In your case, it would be beneficial to adopt a feature store approach to manage the evolving features of your ML model. A feature store is a centralized repository that serves as a single source of truth for all the features used in machine learning models. It enables efficient feature management, versioning, and retrieval for training and inference.
Instead of altering the schema of your existing BigQuery table every time a new feature is added, consider separating the feature extraction step from the input table. You can create a separate pipeline or process that extracts the features from your input data and stores them in a dedicated feature store.
Then set up a feature store to store and manage your extracted features. This can be implemented using a dedicated database or a specialized feature store tool. The feature store should allow you to version and organize features efficiently. It should also support easy retrieval of features based on timestamps or other relevant criteria.
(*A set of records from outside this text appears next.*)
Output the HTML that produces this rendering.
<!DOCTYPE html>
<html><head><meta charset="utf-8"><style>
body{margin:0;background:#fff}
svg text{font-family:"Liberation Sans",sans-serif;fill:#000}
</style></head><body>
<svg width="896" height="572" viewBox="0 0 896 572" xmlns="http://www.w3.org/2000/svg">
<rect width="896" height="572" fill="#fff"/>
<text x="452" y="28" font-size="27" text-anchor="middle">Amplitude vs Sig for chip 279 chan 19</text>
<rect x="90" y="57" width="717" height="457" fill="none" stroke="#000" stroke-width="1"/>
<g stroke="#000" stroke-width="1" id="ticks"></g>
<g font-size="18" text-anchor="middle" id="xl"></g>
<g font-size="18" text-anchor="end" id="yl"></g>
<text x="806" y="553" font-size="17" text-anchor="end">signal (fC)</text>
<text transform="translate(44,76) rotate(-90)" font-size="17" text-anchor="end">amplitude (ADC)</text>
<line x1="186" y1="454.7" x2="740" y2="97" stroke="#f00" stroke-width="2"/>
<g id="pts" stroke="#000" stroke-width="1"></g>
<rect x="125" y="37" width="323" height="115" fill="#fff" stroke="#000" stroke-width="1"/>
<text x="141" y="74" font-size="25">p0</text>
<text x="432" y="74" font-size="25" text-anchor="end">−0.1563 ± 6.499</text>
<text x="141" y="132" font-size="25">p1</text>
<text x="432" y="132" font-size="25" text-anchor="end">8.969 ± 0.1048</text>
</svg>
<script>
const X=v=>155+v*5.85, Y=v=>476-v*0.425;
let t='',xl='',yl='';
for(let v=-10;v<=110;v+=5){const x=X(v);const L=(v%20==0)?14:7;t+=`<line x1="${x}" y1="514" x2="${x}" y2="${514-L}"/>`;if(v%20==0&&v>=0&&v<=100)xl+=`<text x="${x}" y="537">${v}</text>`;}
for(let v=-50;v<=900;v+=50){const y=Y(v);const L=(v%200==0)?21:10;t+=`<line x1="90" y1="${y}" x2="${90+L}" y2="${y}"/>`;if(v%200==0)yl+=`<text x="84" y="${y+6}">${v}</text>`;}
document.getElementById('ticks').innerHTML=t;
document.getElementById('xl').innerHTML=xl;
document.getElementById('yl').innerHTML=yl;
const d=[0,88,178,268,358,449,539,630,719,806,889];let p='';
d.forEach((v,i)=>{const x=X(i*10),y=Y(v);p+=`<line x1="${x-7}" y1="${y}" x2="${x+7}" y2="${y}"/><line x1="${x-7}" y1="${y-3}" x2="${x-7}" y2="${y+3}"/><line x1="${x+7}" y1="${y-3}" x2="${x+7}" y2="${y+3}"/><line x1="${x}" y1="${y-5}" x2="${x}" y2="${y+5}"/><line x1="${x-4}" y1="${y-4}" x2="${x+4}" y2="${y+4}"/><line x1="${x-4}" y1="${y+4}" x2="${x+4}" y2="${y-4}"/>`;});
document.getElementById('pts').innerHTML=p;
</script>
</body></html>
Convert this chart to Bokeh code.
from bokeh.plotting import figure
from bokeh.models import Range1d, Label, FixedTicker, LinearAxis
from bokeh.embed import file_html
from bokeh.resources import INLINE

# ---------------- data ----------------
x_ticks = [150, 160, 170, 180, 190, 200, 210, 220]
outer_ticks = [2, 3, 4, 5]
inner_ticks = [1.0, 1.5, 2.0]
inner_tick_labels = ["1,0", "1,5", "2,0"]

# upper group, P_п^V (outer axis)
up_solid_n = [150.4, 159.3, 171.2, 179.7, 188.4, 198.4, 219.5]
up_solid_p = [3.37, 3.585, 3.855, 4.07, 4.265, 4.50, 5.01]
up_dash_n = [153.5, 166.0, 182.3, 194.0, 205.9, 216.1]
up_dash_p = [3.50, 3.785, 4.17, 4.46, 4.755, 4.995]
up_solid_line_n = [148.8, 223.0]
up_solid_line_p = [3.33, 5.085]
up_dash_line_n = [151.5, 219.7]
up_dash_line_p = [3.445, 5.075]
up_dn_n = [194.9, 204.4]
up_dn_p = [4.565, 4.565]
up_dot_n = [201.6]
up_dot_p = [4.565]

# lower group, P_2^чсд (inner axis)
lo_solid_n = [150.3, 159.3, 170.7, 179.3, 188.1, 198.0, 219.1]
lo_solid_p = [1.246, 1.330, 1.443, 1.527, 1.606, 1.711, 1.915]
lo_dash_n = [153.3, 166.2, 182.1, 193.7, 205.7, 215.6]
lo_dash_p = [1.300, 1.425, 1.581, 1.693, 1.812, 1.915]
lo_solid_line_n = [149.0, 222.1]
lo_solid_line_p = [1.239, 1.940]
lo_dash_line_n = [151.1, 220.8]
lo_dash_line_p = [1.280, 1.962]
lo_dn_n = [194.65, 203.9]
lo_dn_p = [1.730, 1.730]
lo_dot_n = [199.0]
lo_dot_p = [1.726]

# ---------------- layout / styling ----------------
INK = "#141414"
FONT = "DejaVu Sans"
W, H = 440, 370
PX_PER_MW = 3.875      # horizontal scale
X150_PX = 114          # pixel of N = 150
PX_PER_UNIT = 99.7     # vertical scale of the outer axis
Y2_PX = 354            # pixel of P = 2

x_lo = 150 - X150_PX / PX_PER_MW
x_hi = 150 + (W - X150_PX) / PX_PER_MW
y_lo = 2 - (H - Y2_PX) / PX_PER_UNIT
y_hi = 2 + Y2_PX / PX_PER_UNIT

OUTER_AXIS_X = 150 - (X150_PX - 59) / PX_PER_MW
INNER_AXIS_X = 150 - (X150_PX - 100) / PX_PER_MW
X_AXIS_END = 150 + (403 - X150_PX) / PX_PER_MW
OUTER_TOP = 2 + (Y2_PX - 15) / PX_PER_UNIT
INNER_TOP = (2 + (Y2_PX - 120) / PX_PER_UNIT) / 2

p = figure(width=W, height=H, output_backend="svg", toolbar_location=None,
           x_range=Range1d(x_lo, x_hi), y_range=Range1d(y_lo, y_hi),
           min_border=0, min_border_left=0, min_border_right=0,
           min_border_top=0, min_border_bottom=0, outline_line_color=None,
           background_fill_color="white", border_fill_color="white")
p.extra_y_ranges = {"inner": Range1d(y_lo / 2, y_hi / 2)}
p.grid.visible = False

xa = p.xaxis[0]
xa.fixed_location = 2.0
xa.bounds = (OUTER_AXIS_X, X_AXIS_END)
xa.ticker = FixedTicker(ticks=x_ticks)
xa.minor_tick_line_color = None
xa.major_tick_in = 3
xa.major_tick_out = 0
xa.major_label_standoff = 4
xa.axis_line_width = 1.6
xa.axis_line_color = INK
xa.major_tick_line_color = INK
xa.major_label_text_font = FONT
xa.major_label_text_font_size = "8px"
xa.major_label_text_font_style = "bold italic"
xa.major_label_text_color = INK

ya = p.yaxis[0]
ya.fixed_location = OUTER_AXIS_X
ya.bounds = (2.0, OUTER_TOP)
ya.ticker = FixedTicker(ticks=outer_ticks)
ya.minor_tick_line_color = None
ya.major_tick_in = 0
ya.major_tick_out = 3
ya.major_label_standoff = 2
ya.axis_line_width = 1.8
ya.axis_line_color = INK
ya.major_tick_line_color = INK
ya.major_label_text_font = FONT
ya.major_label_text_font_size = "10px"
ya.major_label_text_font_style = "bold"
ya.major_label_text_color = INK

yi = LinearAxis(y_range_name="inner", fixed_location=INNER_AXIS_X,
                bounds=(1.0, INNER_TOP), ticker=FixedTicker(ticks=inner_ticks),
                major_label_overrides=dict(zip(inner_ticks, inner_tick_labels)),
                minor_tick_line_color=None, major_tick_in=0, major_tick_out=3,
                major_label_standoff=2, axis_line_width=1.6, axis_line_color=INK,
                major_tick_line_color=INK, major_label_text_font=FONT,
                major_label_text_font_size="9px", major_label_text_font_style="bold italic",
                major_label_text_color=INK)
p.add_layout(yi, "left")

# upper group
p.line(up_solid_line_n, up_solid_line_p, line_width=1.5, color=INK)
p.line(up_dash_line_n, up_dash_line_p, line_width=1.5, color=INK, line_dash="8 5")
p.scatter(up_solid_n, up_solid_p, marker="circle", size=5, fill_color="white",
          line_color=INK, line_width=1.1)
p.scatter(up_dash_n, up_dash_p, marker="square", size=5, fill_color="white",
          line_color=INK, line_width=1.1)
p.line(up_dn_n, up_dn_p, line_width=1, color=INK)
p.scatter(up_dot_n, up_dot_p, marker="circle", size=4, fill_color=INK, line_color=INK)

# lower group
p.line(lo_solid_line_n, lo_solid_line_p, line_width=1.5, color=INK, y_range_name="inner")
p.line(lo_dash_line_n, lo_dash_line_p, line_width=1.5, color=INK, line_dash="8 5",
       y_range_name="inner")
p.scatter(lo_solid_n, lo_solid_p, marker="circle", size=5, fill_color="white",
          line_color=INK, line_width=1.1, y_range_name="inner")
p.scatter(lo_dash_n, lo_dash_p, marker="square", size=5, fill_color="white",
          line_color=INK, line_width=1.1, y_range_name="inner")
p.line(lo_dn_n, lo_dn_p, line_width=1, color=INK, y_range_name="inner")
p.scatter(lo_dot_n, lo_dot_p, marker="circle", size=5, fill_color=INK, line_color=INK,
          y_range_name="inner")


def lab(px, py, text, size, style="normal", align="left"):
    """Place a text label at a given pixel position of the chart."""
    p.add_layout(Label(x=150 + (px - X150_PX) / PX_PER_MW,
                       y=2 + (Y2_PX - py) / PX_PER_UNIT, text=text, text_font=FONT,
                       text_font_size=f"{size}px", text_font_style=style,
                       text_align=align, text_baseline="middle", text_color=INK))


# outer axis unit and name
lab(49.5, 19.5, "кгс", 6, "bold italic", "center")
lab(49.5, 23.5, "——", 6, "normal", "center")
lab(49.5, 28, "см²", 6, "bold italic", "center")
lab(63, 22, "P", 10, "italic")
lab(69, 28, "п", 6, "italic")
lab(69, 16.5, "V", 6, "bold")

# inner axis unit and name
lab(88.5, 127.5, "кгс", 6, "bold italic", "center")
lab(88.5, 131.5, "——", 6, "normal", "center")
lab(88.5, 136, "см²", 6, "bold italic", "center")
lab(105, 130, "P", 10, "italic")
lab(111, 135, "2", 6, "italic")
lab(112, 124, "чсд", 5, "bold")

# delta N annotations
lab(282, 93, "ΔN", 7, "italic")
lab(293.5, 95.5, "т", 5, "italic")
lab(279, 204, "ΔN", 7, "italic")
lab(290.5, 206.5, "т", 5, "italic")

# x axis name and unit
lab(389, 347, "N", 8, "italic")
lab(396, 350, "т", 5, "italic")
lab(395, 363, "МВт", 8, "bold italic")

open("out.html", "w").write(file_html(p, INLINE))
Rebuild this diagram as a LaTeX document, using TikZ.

Create a feature engineering pipeline that takes the raw input data, applies the necessary transformations, and extracts the features. This pipeline should populate the feature store with the latest features and ensure that they are properly versioned.
When training your ML model, you can fetch the required features from the feature store based on the desired version. This allows you to consistently use the same set of features for model training, regardless of the changes made to the input data schema.
Instead of recreating the entire table every time, design your feature engineering pipeline to handle incremental updates. This means that for each new batch of data, the pipeline should update only the necessary features in the feature store, rather than rebuilding the entire feature set. This can significantly reduce the processing time and allow for more frequent model predictions.
Then finally, try to implement a mechanism to track feature versions and manage deprecated features. This ensures that you can easily track which features were used for each training run and inference, and you can remove unused or deprecated features from the feature store to keep it clean and efficient.